• **Source material**:

========================================================================

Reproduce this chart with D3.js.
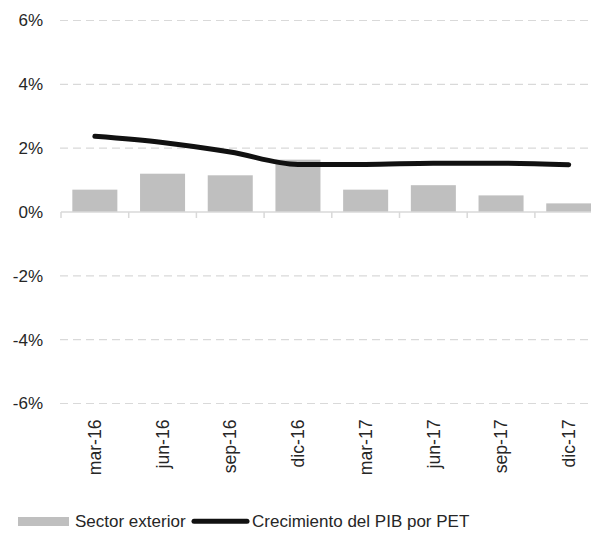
<!DOCTYPE html>
<html>
<head>
<meta charset="utf-8">
<script src="https://cdn.jsdelivr.net/npm/d3@7/dist/d3.min.js"></script>
<style>
  html, body { margin: 0; padding: 0; background: #fff; }
  svg { display: block; }
  text { font-family: "Liberation Sans", Arial, sans-serif; }
</style>
</head>
<body>
<svg id="chart" width="591" height="533"></svg>
<script>
// Quarterly categories
const categories = ["mar-16", "jun-16", "sep-16", "dic-16", "mar-17", "jun-17", "sep-17", "dic-17"];
// Bar series: Sector exterior (%)
const sectorExterior = [0.70, 1.20, 1.15, 1.64, 0.70, 0.84, 0.52, 0.27];
// Line series: Crecimiento del PIB por PET (%)
const crecimientoPIB = [2.37, 2.18, 1.88, 1.49, 1.49, 1.53, 1.53, 1.48];
// Y axis ticks (%)
const yTicks = [-6, -4, -2, 0, 2, 4, 6];
const seriesNames = ["Sector exterior", "Crecimiento del PIB por PET"];

const svg = d3.select("#chart");
const textColor = "#262626";
const gridColor = "#d9d9d9";

const x = d3.scaleBand().domain(categories).range([61, 602.6]).paddingInner(0.335).paddingOuter(0.1675);
const xEdge = d3.scaleBand().domain(categories).range([61, 602.6]).padding(0);
const y = d3.scaleLinear().domain([-6, 6]).range([403.5, 20.5]);

// Dashed gridlines
svg.append("g").selectAll("line")
  .data(yTicks.filter(d => d !== 0))
  .join("line")
  .attr("x1", 60).attr("x2", 591)
  .attr("y1", d => y(d)).attr("y2", d => y(d))
  .attr("stroke", gridColor).attr("stroke-width", 1.2)
  .attr("stroke-dasharray", "8,5");

// Y axis labels
const yAxis = d3.axisLeft(y).tickValues(yTicks).tickFormat(d => d + "%").tickSize(0).tickPadding(0);
const gy = svg.append("g").attr("transform", "translate(43,0)").call(yAxis);
gy.select(".domain").remove();
gy.selectAll("text").attr("font-size", 17).attr("fill", textColor)
  .attr("font-family", "Liberation Sans, Arial, sans-serif");

// Bars
svg.append("g").selectAll("rect")
  .data(categories)
  .join("rect")
  .attr("x", (d) => x(d))
  .attr("width", x.bandwidth())
  .attr("y", (d, i) => y(Math.max(0, sectorExterior[i])))
  .attr("height", (d, i) => Math.abs(y(sectorExterior[i]) - y(0)))
  .attr("fill", "#bfbfbf");

// Category axis at zero with tick marks on band edges
const gx = svg.append("g");
gx.append("line")
  .attr("x1", 61).attr("x2", 602.6)
  .attr("y1", y(0)).attr("y2", y(0))
  .attr("stroke", gridColor).attr("stroke-width", 1.5);
gx.selectAll("line.tick")
  .data(categories)
  .join("line")
  .attr("class", "tick")
  .attr("x1", d => xEdge(d)).attr("x2", d => xEdge(d))
  .attr("y1", y(0)).attr("y2", y(0) + 6)
  .attr("stroke", gridColor).attr("stroke-width", 1.5);

// Rotated category labels
svg.append("g").selectAll("text")
  .data(categories)
  .join("text")
  .attr("transform", d => `translate(${xEdge(d) + xEdge.bandwidth() / 2},419.5) rotate(-90)`)
  .attr("text-anchor", "end")
  .attr("dy", "0.35em")
  .attr("font-size", 17.6)
  .attr("fill", textColor)
  .text(d => d);

// Growth line
const line = d3.line()
  .x((d, i) => xEdge(categories[i]) + xEdge.bandwidth() / 2)
  .y(d => y(d))
  .curve(d3.curveMonotoneX);
svg.append("path")
  .datum(crecimientoPIB)
  .attr("d", line)
  .attr("fill", "none")
  .attr("stroke", "#111")
  .attr("stroke-width", 5)
  .attr("stroke-linecap", "round")
  .attr("stroke-linejoin", "round");

// Legend
const lg = svg.append("g");
lg.append("rect").attr("x", 18).attr("y", 517).attr("width", 51).attr("height", 9).attr("fill", "#bfbfbf");
lg.append("text").attr("x", 75).attr("y", 521.5).attr("dy", "0.35em")
  .attr("font-size", 17).attr("fill", textColor).text(seriesNames[0]);
lg.append("line").attr("x1", 194).attr("x2", 247).attr("y1", 521.3).attr("y2", 521.3)
  .attr("stroke", "#111").attr("stroke-width", 5).attr("stroke-linecap", "round");
lg.append("text").attr("x", 252).attr("y", 521.5).attr("dy", "0.35em")
  .attr("font-size", 17).attr("fill", textColor).text(seriesNames[1]);
</script>
</body>
</html>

========================================================================

• **Brief**:
Read the data above. Pull out each line in which the string "with" appears.

• **Expected answer**:
Reproduce this chart with D3.js.
// Category axis at zero with tick marks on band edges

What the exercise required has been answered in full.